As of this moment, there are 6 different mock-ups of the rudder-to-be out in the shed- the original pattern, the new master template, two screw-ups, and two which will hopefully end up being the completed “practice” rudder. If you are curious and need a rudder refresher, here, here, here, here.
These are the two screw-ups, I messed up some math and they’re 1/2″ off
I’m building the “practice” rudder out of cheap 3/8″ plywood, once I verify everything fits where it’s supposed to, I’ll make the real thing out of marine grade plywood. Marine Ply runs $80-100 per sheet, so I’m happy to butcher some sub-floor until I get it right.
I started with the tracing of the original rudder. The tracing includes the bronze rudder post, so I offset the master template by 1/2″ (the radius of the rudder post) + 1/8″ (the difference between the radius of the router bit and the thickness of the plywood…this took a while to figure out) for a total offset of 5/8″. Part of the reason I’m going into this much detail is so I can remember WTF I did when it comes time for the real thing.

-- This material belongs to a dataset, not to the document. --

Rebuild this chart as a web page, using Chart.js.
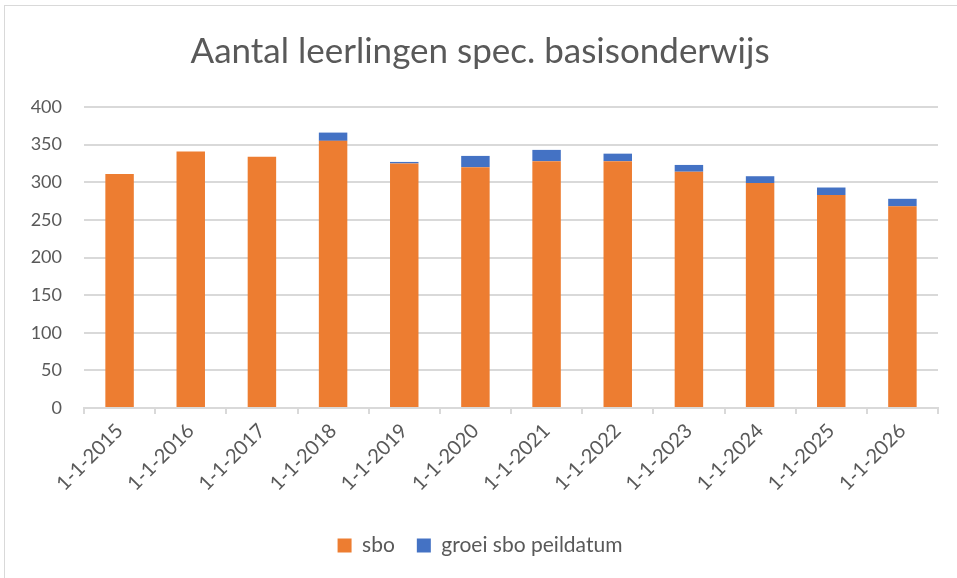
<!DOCTYPE html>
<html>
<head>
<meta charset="utf-8">
<script src="https://cdn.jsdelivr.net/npm/chart.js@4/dist/chart.umd.min.js"></script>
<style>
  html, body { margin: 0; padding: 0; background: #fff; overflow: hidden; }
  #frame { position: absolute; left: 4px; top: 5px; width: 970px; height: 600px; border: 1px solid #d9d9d9; }
  #wrap { position: absolute; left: 0; top: 0; width: 957px; height: 578px; }
</style>
</head>
<body>
<div id="frame"></div>
<div id="wrap"><canvas id="chart"></canvas></div>
<script>
// chart data
const categories = ["1-1-2015", "1-1-2016", "1-1-2017", "1-1-2018", "1-1-2019", "1-1-2020",
                    "1-1-2021", "1-1-2022", "1-1-2023", "1-1-2024", "1-1-2025", "1-1-2026"];
const sbo = [311, 341, 334, 355, 325, 320, 328, 328, 314, 299, 283, 268];
const groei = [0, 0, 0, 11, 2, 15, 15, 10, 9, 9, 10, 10];
const yTicks = [0, 50, 100, 150, 200, 250, 300, 350, 400];

const grey = '#595959';
const gridColor = '#d9d9d9';
const fontFamily = 'Lato, "Open Sans", sans-serif';

const ctx = document.getElementById("chart").getContext("2d");
const chart = new Chart(ctx, {
    type: 'bar',
    data: {
        labels: categories,
        datasets: [{
            label: 'sbo',
            data: sbo,
            backgroundColor: '#ED7D31',
            barPercentage: 0.4,
            categoryPercentage: 1.0
        }, {
            label: 'groei sbo peildatum',
            data: groei,
            backgroundColor: '#4472C4',
            barPercentage: 0.4,
            categoryPercentage: 1.0
        }]
    },
    options: {
        responsive: true,
        maintainAspectRatio: false,
        animation: false,
        layout: { padding: { left: 22, right: 19, top: 0, bottom: 12 } },
        plugins: {
            title: {
                display: true,
                text: 'Aantal leerlingen spec. basisonderwijs',
                color: grey,
                font: { family: fontFamily, size: 35, weight: 'normal' },
                padding: { top: 31, bottom: 34 }
            },
            legend: {
                position: 'bottom',
                labels: {
                    color: grey,
                    font: { family: fontFamily, size: 21 },
                    boxWidth: 14,
                    boxHeight: 14,
                    padding: 22
                }
            },
            tooltip: { enabled: false }
        },
        scales: {
            x: {
                stacked: true,
                afterFit: scale => { scale.height = 105; },
                grid: {
                    display: true,
                    drawOnChartArea: false,
                    drawTicks: true,
                    tickLength: 6,
                    color: gridColor,
                    lineWidth: 2
                },
                border: { display: true, color: gridColor, width: 2 },
                ticks: {
                    color: grey,
                    font: { family: fontFamily, size: 20 },
                    maxRotation: 45,
                    minRotation: 45,
                    padding: 5
                }
            },
            y: {
                stacked: true,
                min: 0,
                max: 400,
                afterFit: scale => { scale.width = 62; },
                afterBuildTicks: scale => { scale.ticks = yTicks.map(v => ({ value: v })); },
                grid: { color: gridColor, lineWidth: 2, drawTicks: false },
                border: { display: false },
                ticks: {
                    color: grey,
                    font: { family: fontFamily, size: 18 },
                    padding: 22
                }
            }
        }
    }
});
</script>
</body>
</html>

Probably the trickiest bit was matching the curved bit of the rudder stock. I made a jig to guide the router, which I’m using to shape the edge of the plywood to sit flush against the curved surface of the rudder post. What I didn’t remember was something I probably learned in high-school geometry about translating curves or tessellations or some such thing. I initially kept the jig in line with the edge of the plywood, but that ended up shifting the curve down when I routed the edge…a bit hard to describe but I was able to get it close enough like so:
Once I figured out how to line everything up, the routing went very quickly.
The next step is to route out the grooves for the bolts which attach the rudder to the rudder post, tack everything together and see if it fits on the boat! Hopefully I won’t have to add to my collection of rudders.